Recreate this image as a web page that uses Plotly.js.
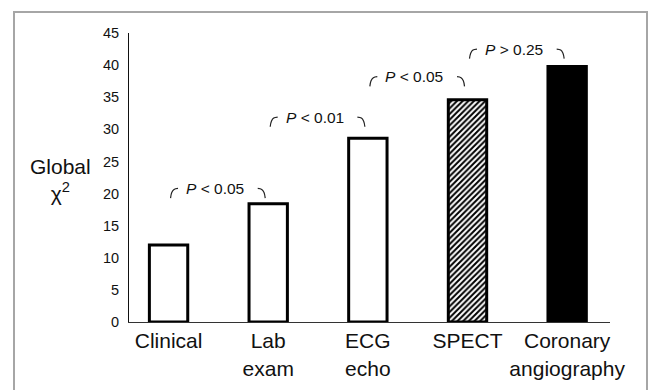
<!DOCTYPE html>
<html>
<head>
<meta charset="utf-8">
<script src="https://cdn.plot.ly/plotly-3.0.1.min.js"></script>
<style>
  html, body { margin: 0; padding: 0; background: #fff; }
  #wrap { position: relative; width: 650px; height: 390px; overflow: hidden; }
  #chart { position: absolute; left: 0; top: 0; width: 650px; height: 390px; }
  #frame { position: absolute; left: 13px; top: 11px; width: 635px; height: 420px;
           border: 2px solid #a6a6a6; pointer-events: none; box-sizing: border-box; }
</style>
</head>
<body>
<div id="wrap">
  <div id="chart"></div>
  <div id="frame"></div>
</div>
<script>
// ---- data ----
const categories = ["Clinical", "Lab exam", "ECG echo", "SPECT", "Coronary angiography"];
const globalChi2 = [12, 18.4, 28.6, 34.6, 39.8];
const barFill = ["white", "white", "white", "white", "black"];
const barPattern = ["", "", "", "/", ""];
const pLabels = ["<i>P</i> &lt; 0.05", "<i>P</i> &lt; 0.01", "<i>P</i> &lt; 0.05", "<i>P</i> &gt; 0.25"];
const pLevels = [20.8, 31.9, 38.2, 42.5];   // height of each comparison label
const yTicks = [0, 5, 10, 15, 20, 25, 30, 35, 40, 45];

// ---- build ----
const FONT = "Liberation Sans, Arial, sans-serif";
const idx = categories.map((_, i) => i);
const tickText = categories.map(c => {
  const k = c.indexOf(" ");
  return k < 0 ? c : c.slice(0, k) + "<br>" + c.slice(k + 1);
});

const traces = categories.map((c, i) => {
  const marker = {
    color: barFill[i],
    line: { color: "black", width: 3 }
  };
  if (barPattern[i]) {
    marker.pattern = { shape: barPattern[i], fgcolor: "black", bgcolor: "white",
                       size: 4, solidity: 0.5, fillmode: "replace" };
  }
  return {
    type: "bar", x: [i], y: [globalChi2[i]], width: 0.385, name: c,
    marker: marker, hoverinfo: "skip", showlegend: false
  };
});

const annotations = [];
pLevels.forEach((L, i) => {
  const x0 = i + 0.02, x1 = i + 1 - 0.03;
  traces.push({
    type: "scatter", mode: "lines", showlegend: false, hoverinfo: "skip",
    x: [x0, x0 + 0.012, x0 + 0.035, x0 + 0.075],
    y: [L - 1.5, L - 0.65, L - 0.15, L],
    line: { color: "#222", width: 1.2, shape: "spline" }
  });
  traces.push({
    type: "scatter", mode: "lines", showlegend: false, hoverinfo: "skip",
    x: [x1 - 0.075, x1 - 0.035, x1 - 0.012, x1],
    y: [L, L - 0.15, L - 0.65, L - 1.5],
    line: { color: "#222", width: 1.2, shape: "spline" }
  });
  annotations.push({
    x: (x0 + x1) / 2 - 0.03, y: L, xref: "x", yref: "y",
    text: pLabels[i], showarrow: false,
    xanchor: "center", yanchor: "middle",
    font: { family: FONT, size: 15.5, color: "#111" }
  });
});

annotations.push({
  xref: "paper", yref: "paper", x: -0.143, y: 0.49,
  xanchor: "center", yanchor: "middle",
  text: "Global<br>χ<sup>2</sup>", showarrow: false,
  font: { family: FONT, size: 21, color: "#111" }
});

const layout = {
  width: 650, height: 390,
  margin: { l: 129, r: 40, t: 33, b: 68 },
  paper_bgcolor: "white", plot_bgcolor: "white",
  font: { family: FONT, color: "#111" },
  barmode: "overlay",
  xaxis: {
    type: "linear", range: [-0.397, 4.43],
    tickvals: idx, ticktext: tickText,
    showline: true, linecolor: "#333", linewidth: 1,
    ticks: "", showgrid: false, zeroline: false,
    tickfont: { size: 21, color: "#111" }
  },
  yaxis: {
    range: [0, 45], tickvals: yTicks,
    showline: true, linecolor: "#111", linewidth: 1,
    ticks: "", showgrid: false, zeroline: false,
    ticklabelstandoff: 6,
    tickfont: { size: 14.5, color: "#111" }
  },
  annotations: annotations
};

Plotly.newPlot("chart", traces, layout, { displayModeBar: false, staticPlot: true });
</script>
</body>
</html>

# TASK TO CARRY OUT:
Output the data exactly. Pictures don't belong in the result.

# WORKED ANSWER:
Recreate this image as a web page that uses Plotly.js.
<!DOCTYPE html>
<html>
<head>
<meta charset="utf-8">
<script src="https://cdn.plot.ly/plotly-3.0.1.min.js"></script>
<style>
  html, body { margin: 0; padding: 0; background: #fff; }
  #wrap { position: relative; width: 650px; height: 390px; overflow: hidden; }
  #chart { position: absolute; left: 0; top: 0; width: 650px; height: 390px; }
  #frame { position: absolute; left: 13px; top: 11px; width: 635px; height: 420px;
           border: 2px solid #a6a6a6; pointer-events: none; box-sizing: border-box; }
</style>
</head>
<body>
<div id="wrap">
  <div id="chart"></div>
  <div id="frame"></div>
</div>
<script>
// ---- data ----
const categories = ["Clinical", "Lab exam", "ECG echo", "SPECT", "Coronary angiography"];
const globalChi2 = [12, 18.4, 28.6, 34.6, 39.8];
const barFill = ["white", "white", "white", "white", "black"];
const barPattern = ["", "", "", "/", ""];
const pLabels = ["<i>P</i> &lt; 0.05", "<i>P</i> &lt; 0.01", "<i>P</i> &lt; 0.05", "<i>P</i> &gt; 0.25"];
const pLevels = [20.8, 31.9, 38.2, 42.5];   // height of each comparison label
const yTicks = [0, 5, 10, 15, 20, 25, 30, 35, 40, 45];

// ---- build ----
const FONT = "Liberation Sans, Arial, sans-serif";
const idx = categories.map((_, i) => i);
const tickText = categories.map(c => {
  const k = c.indexOf(" ");
  return k < 0 ? c : c.slice(0, k) + "<br>" + c.slice(k + 1);
});

const traces = categories.map((c, i) => {
  const marker = {
    color: barFill[i],
    line: { color: "black", width: 3 }
  };
  if (barPattern[i]) {
    marker.pattern = { shape: barPattern[i], fgcolor: "black", bgcolor: "white",
                       size: 4, solidity: 0.5, fillmode: "replace" };
  }
  return {
    type: "bar", x: [i], y: [globalChi2[i]], width: 0.385, name: c,
    marker: marker, hoverinfo: "skip", showlegend: false
  };
});

const annotations = [];
pLevels.forEach((L, i) => {
  const x0 = i + 0.02, x1 = i + 1 - 0.03;
  traces.push({
    type: "scatter", mode: "lines", showlegend: false, hoverinfo: "skip",
    x: [x0, x0 + 0.012, x0 + 0.035, x0 + 0.075],
    y: [L - 1.5, L - 0.65, L - 0.15, L],
    line: { color: "#222", width: 1.2, shape: "spline" }
  });
  traces.push({
    type: "scatter", mode: "lines", showlegend: false, hoverinfo: "skip",
    x: [x1 - 0.075, x1 - 0.035, x1 - 0.012, x1],
    y: [L, L - 0.15, L - 0.65, L - 1.5],
    line: { color: "#222", width: 1.2, shape: "spline" }
  });
  annotations.push({
    x: (x0 + x1) / 2 - 0.03, y: L, xref: "x", yref: "y",
    text: pLabels[i], showarrow: false,
    xanchor: "center", yanchor: "middle",
    font: { family: FONT, size: 15.5, color: "#111" }
  });
});

annotations.push({
  xref: "paper", yref: "paper", x: -0.143, y: 0.49,
  xanchor: "center", yanchor: "middle",
  text: "Global<br>χ<sup>2</sup>", showarrow: false,
  font: { family: FONT, size: 21, color: "#111" }
});

const layout = {
  width: 650, height: 390,
  margin: { l: 129, r: 40, t: 33, b: 68 },
  paper_bgcolor: "white", plot_bgcolor: "white",
  font: { family: FONT, color: "#111" },
  barmode: "overlay",
  xaxis: {
    type: "linear", range: [-0.397, 4.43],
    tickvals: idx, ticktext: tickText,
    showline: true, linecolor: "#333", linewidth: 1,
    ticks: "", showgrid: false, zeroline: false,
    tickfont: { size: 21, color: "#111" }
  },
  yaxis: {
    range: [0, 45], tickvals: yTicks,
    showline: true, linecolor: "#111", linewidth: 1,
    ticks: "", showgrid: false, zeroline: false,
    ticklabelstandoff: 6,
    tickfont: { size: 14.5, color: "#111" }
  },
  annotations: annotations
};

Plotly.newPlot("chart", traces, layout, { displayModeBar: false, staticPlot: true });
</script>
</body>
</html>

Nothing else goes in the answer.